2.5 Fire weather simulations

The Coupled Model Intercomparison Project Phase 6 (CMIP6) provides a comprehensive and standardized ensemble of multi-model climate simulations, enabling improved understanding of climate change driven by natural internal variability and external radiative forcings under various past, present, and future scenarios (Eyring et al., 2016). Here, we used simulations from the Detection and Attribution Model Intercomparison Project (DAMIP) and the Scenario Model Intercomparison Project (ScenarioMIP) (Gillett et al., 2016; O'Neill et al., 2016), a sub-project of CMIP6. DAMIP provides simulations for historical periods (up to 2014, with extensions to 2020 in some cases) under anthropogenic and natural forcing scenarios (Gillett et al., 2016).
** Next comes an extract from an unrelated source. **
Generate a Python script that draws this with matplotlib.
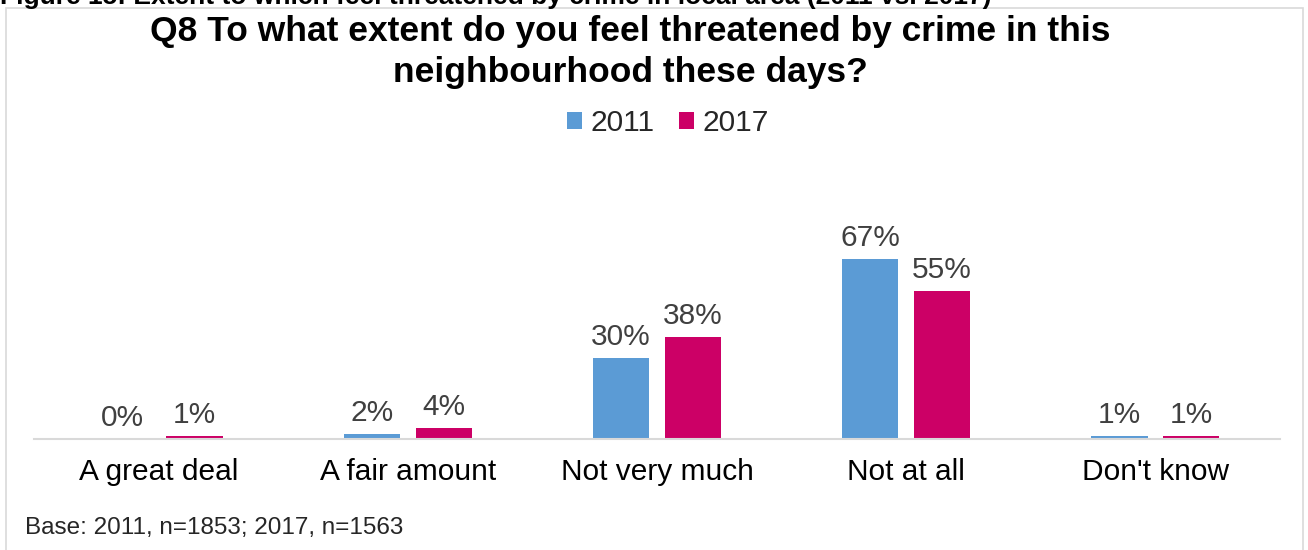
import matplotlib
matplotlib.use("Agg")
import matplotlib.pyplot as plt
from matplotlib.patches import Rectangle
import numpy as np

categories = ["A great deal", "A fair amount", "Not very much", "Not at all", "Don't know"]
series_names = ["2011", "2017"]
values_2011 = [0, 2, 30, 67, 1]
values_2017 = [1, 4, 38, 55, 1]
colors = ["#5B9BD5", "#CC0066"]

plt.rcParams['font.family'] = ['Liberation Sans', 'DejaVu Sans']

W, H = 1308, 550
fig = plt.figure(figsize=(W / 100, H / 100), dpi=100)

# outer border box
fig.patches.append(Rectangle((6 / W, -0.1), (1303 - 6) / W, 1 - 8 / H + 0.1,
                             transform=fig.transFigure, fill=False,
                             edgecolor="#D9D9D9", linewidth=1.2))

# caption at very top (clipped in the source image)
fig.text(0.0, 1 - 4 / H, "Figure 15: Extent to which feel threatened by crime in local area (2011 vs. 2017)",
         ha="left", va="baseline", fontsize=19, fontweight="bold", color="black")

ax_left, ax_right = 34, 1280
ax_bottom, ax_top = 439, 237
ax = fig.add_axes([ax_left / W, 1 - ax_bottom / H, (ax_right - ax_left) / W, (ax_bottom - ax_top) / H])

x = np.arange(len(categories))
bw = 0.225
off = 0.144
b1 = ax.bar(x - off, values_2011, bw, color=colors[0], label=series_names[0])
b2 = ax.bar(x + off, values_2017, bw, color=colors[1], label=series_names[1])

for bars, vals in ((b1, values_2011), (b2, values_2017)):
    for rect, v in zip(bars, vals):
        ax.annotate(f"{v}%", (rect.get_x() + rect.get_width() / 2, rect.get_height()),
                    xytext=(0, 5), textcoords="offset points", ha="center", va="bottom",
                    fontsize=21.5, color="#404040")

ax.set_xlim(-0.5, len(categories) - 0.5)
ax.set_ylim(0, 75)
ax.set_yticks([])
ax.set_xticks(x)
ax.set_xticklabels(categories, fontsize=21.5, color="black")
ax.tick_params(axis="x", length=0, pad=14)
for s in ["top", "right", "left"]:
    ax.spines[s].set_visible(False)
ax.spines["bottom"].set_color("#D9D9D9")
ax.spines["bottom"].set_linewidth(1.5)

fig.text(630 / W, 1 - 52 / H, "Q8 To what extent do you feel threatened by crime in this\nneighbourhood these days?",
         ha="center", va="center", fontsize=25.5, fontweight="bold", linespacing=1.3)

leg = fig.legend(handles=[b1, b2], labels=series_names, loc="center", bbox_to_anchor=(668 / W, 1 - 123 / H),
                 ncol=2, frameon=False, fontsize=21.5, handlelength=0.5, handleheight=0.5,
                 handletextpad=0.3, columnspacing=0.8)
for t in leg.get_texts():
    t.set_color("#262626")

fig.text(25 / W, 1 - 528 / H, "Base: 2011, n=1853; 2017, n=1563", ha="left", va="center",
         fontsize=17.5, color="#262626")

fig.savefig("out.png", dpi=100)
ScenarioMIP provides climate projections informed by future emissions and land-use scenarios, primarily driven by Shared Socioeconomic Pathways (SSPs) (O'Neill et al., 2016; Riahi et al., 2017). For historical simulations, we used the “historical” and the DAMIP “hist-nat” experiments. The “historical” experiment covers 1850–2014 and includes all observed external forcings – greenhouse gases, aerosols, solar variability, and volcanic eruptions. In contrast, the “hist-nat” experiment includes only natural external forcings (total solar irradiance and volcanic stratospheric aerosol injections) over 1850–2020. For future climate projections, we used the “ssp245” experiment, representing a medium mitigation scenario, and the “ssp245-nat” experiment. Similar to their historical counterparts, the “ssp245” experiment includes both anthropogenic and natural forcings, whereas the “ssp245-nat” experiment includes only natural forcings. Not all CMIP6 models provide all the meteorological outputs needed to compute the FWI (see Sect. 2.2). Hence, we used the following models: IPSL-CM6A-LR, CanESM5, MIROC6, and NorESM2-LM. Each CMIP6 model is analyzed at its native spatial resolution. For each model, we used a single member (r1i1p1f1) in both the ALL and NAT experiments. This choice was primarily motivated by data availability: for NorESM2-LM, only one realization was publicly available for the ssp245-nat experiment in the CMIP6 archive. For consistency, we used a single member for all four models.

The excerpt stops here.